UFOX Workshop focuses on the emerging physical phenomena of complex material systems, as due to the interplay of many competing degrees of freedom (e.g. spin, charge, orbital, lattice, etc.), and on their potential to transfer functional properties into novel devices.
Functional materials are generally marked by a wide variety of physical phenomena such as superconductivity, piezo- and ferro-electricity, colossal magnetoresistance, surface metallicity and anomalous electronic structure due to quantum topology, multiferroicity and a number of exotic magnetic, charge and orbital orderings. In this context, transition metal oxides (TMO) are prototype materials for their broad range of physical properties and applications that can be significantly modified by small variations of intrinsic or external sources. A special emphasis in UFOX is on hybrid TMO combinations (e.g. 3d-4d, 4d-5d, etc.) and oxide interfaces that can manifest features at the nanometer scale that are dramatically different from those of their building blocks, allowing the engineering of novel “effects” and functionalities.

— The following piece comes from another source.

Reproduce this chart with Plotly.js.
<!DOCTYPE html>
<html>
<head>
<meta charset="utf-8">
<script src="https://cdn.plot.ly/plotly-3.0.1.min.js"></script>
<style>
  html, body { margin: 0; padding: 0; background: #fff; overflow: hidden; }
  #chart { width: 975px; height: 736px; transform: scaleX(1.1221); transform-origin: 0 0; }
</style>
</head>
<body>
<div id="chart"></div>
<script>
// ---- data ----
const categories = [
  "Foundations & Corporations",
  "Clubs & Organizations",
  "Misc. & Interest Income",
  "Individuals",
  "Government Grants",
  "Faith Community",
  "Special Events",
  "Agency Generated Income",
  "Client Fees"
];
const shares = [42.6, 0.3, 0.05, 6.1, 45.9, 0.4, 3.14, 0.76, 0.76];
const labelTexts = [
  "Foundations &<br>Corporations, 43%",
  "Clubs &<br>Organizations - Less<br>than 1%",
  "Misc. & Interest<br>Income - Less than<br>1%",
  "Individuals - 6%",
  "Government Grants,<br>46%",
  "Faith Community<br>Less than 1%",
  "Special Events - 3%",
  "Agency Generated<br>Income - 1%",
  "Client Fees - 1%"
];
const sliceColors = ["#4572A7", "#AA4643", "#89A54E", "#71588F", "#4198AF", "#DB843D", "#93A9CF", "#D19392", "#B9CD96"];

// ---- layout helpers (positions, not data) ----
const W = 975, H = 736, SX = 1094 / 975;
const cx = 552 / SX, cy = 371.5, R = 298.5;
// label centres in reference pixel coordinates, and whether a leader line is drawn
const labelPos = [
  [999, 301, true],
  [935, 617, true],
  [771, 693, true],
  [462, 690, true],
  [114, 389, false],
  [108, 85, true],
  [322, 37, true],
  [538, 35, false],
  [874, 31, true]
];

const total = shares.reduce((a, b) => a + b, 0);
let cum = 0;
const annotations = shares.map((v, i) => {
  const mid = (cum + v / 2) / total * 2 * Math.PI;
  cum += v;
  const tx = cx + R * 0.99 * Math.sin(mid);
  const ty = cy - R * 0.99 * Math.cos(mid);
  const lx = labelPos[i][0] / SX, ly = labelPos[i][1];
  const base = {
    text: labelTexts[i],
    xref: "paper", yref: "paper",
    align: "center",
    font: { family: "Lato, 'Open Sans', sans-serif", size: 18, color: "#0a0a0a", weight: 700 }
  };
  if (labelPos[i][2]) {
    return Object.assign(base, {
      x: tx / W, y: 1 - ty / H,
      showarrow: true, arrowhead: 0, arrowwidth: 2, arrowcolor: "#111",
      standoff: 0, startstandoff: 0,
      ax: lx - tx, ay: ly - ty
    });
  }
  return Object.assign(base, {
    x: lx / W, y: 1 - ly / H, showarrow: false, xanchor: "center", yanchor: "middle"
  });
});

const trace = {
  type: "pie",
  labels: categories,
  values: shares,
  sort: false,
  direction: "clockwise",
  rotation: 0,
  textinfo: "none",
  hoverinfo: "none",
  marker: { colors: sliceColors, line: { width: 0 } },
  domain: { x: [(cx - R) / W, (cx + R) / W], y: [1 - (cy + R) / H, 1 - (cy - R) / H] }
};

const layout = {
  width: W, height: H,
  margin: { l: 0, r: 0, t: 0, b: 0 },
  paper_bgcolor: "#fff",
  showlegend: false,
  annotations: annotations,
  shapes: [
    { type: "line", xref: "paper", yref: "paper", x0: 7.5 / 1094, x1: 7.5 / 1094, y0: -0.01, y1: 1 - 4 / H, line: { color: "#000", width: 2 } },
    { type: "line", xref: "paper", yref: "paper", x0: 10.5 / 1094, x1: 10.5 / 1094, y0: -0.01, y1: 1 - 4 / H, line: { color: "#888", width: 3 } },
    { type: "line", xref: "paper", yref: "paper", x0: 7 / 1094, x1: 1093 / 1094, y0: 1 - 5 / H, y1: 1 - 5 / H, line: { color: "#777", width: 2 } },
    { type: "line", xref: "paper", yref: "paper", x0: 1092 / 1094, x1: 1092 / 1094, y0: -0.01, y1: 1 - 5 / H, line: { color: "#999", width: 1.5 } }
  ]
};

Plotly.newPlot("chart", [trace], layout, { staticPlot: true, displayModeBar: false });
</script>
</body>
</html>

The understanding of these materials requires a combined use of advanced probing techniques as well as insights from modeling and computation. Thanks to the state-of-art characterization approaches considerable strides have been made in the investigation of the physical properties of these systems, which are governed by elementary processes on atomic time and length scales involving ultrafast lattice and carrier dynamics, strong correlation effects, as well as the coupling of electronic and vibrational degrees of freedom. Yet, the exploration of such phenomena is far from being complete. Many efforts are being spent towards a more comprehensive explanation of the experimental outcomes as well as for achieving the controlled tailoring the response of such materials by efficiently combining the available degrees of freedom.
The aim of the UFOX Workshop is to join together leading scientists involved in advanced probes and modeling of correlated systems and transition metal oxide materials, in order to address their fundamental aspects and novel functionalities.
The joint expertise guarantees a stimulating environment to identify challenges and strategies about the tailoring of specific physical phenomena and the potential impact of functional materials for novel devices.